In order to simplify the given expression, we start with the concept of the *logarithm subtraction rule*. This rule is very useful when you have the subtraction of two logarithms with the same base. The rule states that \( \log_{b}(A) - \log_{b}(B) = \log_{b}\left( \frac{A}{B} \right) \).This allows us to condense two logarithm expressions into a single one. When applying this rule, the numerators and denominators in the arguments of the logarithms switch place and become a division in the new single logarithm argument.
Using this rule simplifies expressions and eases further manipulation. Always make sure that the bases of the logarithms you are dealing with are the same, and the expressions inside the logarithms are positive. This rule is pivotal for computing logarithms efficiently and is used frequently in algebraic calculations.

Factorization is a mathematical process used to break down an expression into a product of simpler factors. In our exercise, we encounter the expression \( n^2-16 \). Recognizing this as a difference of squares is crucial.
The difference of squares formula is written as \( a^2-b^2 = (a-b)(a+b) \). Here, replace \( a \) with \( n \) and \( b \) with 4, to get \( n^2-16 = (n-4)(n+4) \). Factorization simplifies expressions and is an essential skill for reducing complex algebraic expressions effectively.
Once factored, these expressions allow simplification of the overall problem by canceling out terms, as long as they don't result in a zero denominator or any undefined terms. In our solution, canceling \( n-4 \) results in a much simpler expression to manage in subsequent steps.

The power rule of logarithms is another powerful tool that helps in manipulating expressions where a constant is multiplied with a logarithm. This rule states that \( c \cdot \log_{b}(A) = \log_{b}\left(A^c\right) \). This can be especially useful in cases like our exercise where you multiply a logarithm by a fraction or other constants.

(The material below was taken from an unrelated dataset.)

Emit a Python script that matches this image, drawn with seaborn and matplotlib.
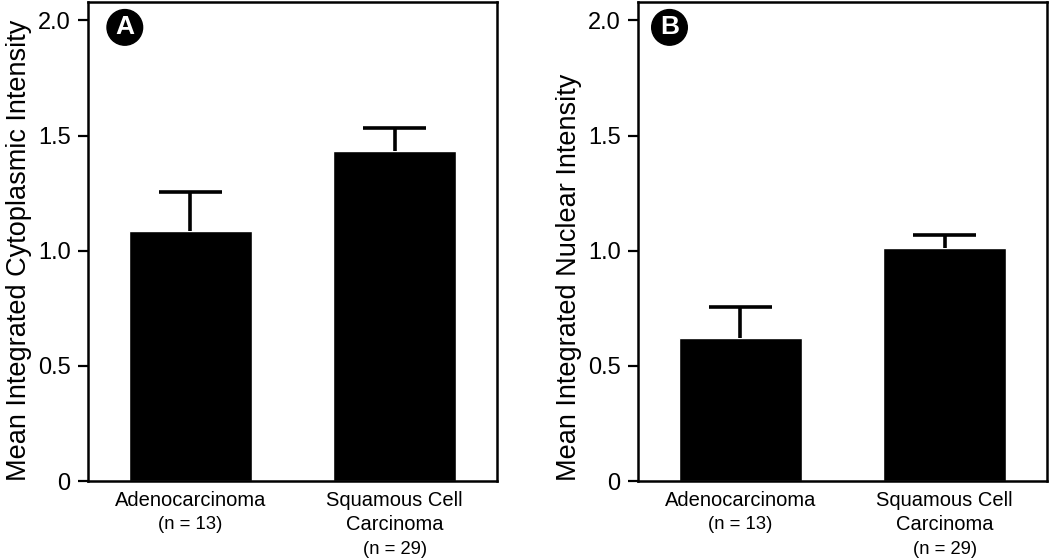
import numpy as np
import pandas as pd
import matplotlib
matplotlib.use("Agg")
import matplotlib.pyplot as plt
import seaborn as sns

groups = ["Adenocarcinoma", "Squamous Cell Carcinoma"]
group_lines = [["Adenocarcinoma"], ["Squamous Cell", "Carcinoma"]]
n_labels = ["(n = 13)", "(n = 29)"]
cyto_mean = [1.085, 1.435]
cyto_err = [0.17, 0.10]
nuc_mean = [0.62, 1.01]
nuc_err = [0.135, 0.06]
y_ticks = [0, 0.5, 1.0, 1.5, 2.0]
y_ticklabels = ["0", "0.5", "1.0", "1.5", "2.0"]

sns.set_style("white")
plt.rcParams["font.family"] = ["Liberation Sans", "DejaVu Sans"]
plt.rcParams["text.color"] = "black"

fig = plt.figure(figsize=(10.5, 5.58), dpi=100)
ax_a = fig.add_axes([88 / 1050, 77 / 558, 409 / 1050, 479 / 558])
ax_b = fig.add_axes([638 / 1050, 77 / 558, 409 / 1050, 479 / 558])

panels = [
    (ax_a, cyto_mean, cyto_err, "Mean Integrated Cytoplasmic Intensity", "A", 0.09),
    (ax_b, nuc_mean, nuc_err, "Mean Integrated Nuclear Intensity", "B", 0.077),
]

for ax, means, errs, ylabel, letter, lx in panels:
    df = pd.DataFrame({"group": groups, "value": means})
    sns.barplot(data=df, x="group", y="value", color="black", width=0.6,
                errorbar=None, saturation=1, ax=ax)
    xs = np.arange(len(groups))
    tops = np.array(means) + np.array(errs)
    # upper-only error bars
    ax.vlines(xs, means, tops, color="black", lw=2.6)
    ax.hlines(tops, xs - 0.155, xs + 0.155, color="black", lw=2.6)
    ax.set_xlim(-0.5, 1.5)
    ax.set_ylim(0, 2.08)
    ax.set_yticks(y_ticks)
    ax.set_yticklabels(y_ticklabels, fontsize=17, color="black")
    ax.set_xticks([])
    ax.set_xlabel("")
    ax.set_ylabel(ylabel, fontsize=19.5, labelpad=4, color="black", loc="bottom")
    ax.tick_params(axis="y", direction="out", length=7.5, width=1.6, pad=5,
                   left=True, color="black")
    for sp in ax.spines.values():
        sp.set_visible(True)
        sp.set_color("black")
        sp.set_linewidth(1.8)

    # category labels under the axis
    trans = matplotlib.transforms.blended_transform_factory(ax.transData, fig.transFigure)
    for i, lines in enumerate(group_lines):
        y = 1 - 500 / 558
        for ln in lines:
            ax.text(i, y, ln, transform=trans, ha="center", va="center", fontsize=14.5)
            y -= 24.5 / 558
        ax.text(i, y, n_labels[i], transform=trans, ha="center", va="center", fontsize=13.3)

    # panel letter in black circle
    ax.text(lx, 0.947, letter, transform=ax.transAxes, ha="center", va="center",
            fontsize=19, fontweight="bold", color="white",
            bbox=dict(boxstyle="circle,pad=0.22", facecolor="black", edgecolor="black"))

fig.savefig("out.png", dpi=100)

In the solution, after simplifying inside the logarithm, we have \( \frac{1}{4} \log_{r}(n+4) \). By applying the power rule, this expression simplifies to a single logarithm: \( \log_{r}((n+4)^{1/4}) \).Using the power rule saves computation time and reduces complexity, which is especially handy in solving more challenging and lengthy logarithmic expressions. Understanding when and how to use this rule, allows for converting multiplication outside a logarithm into an exponent inside the logarithm efficiently.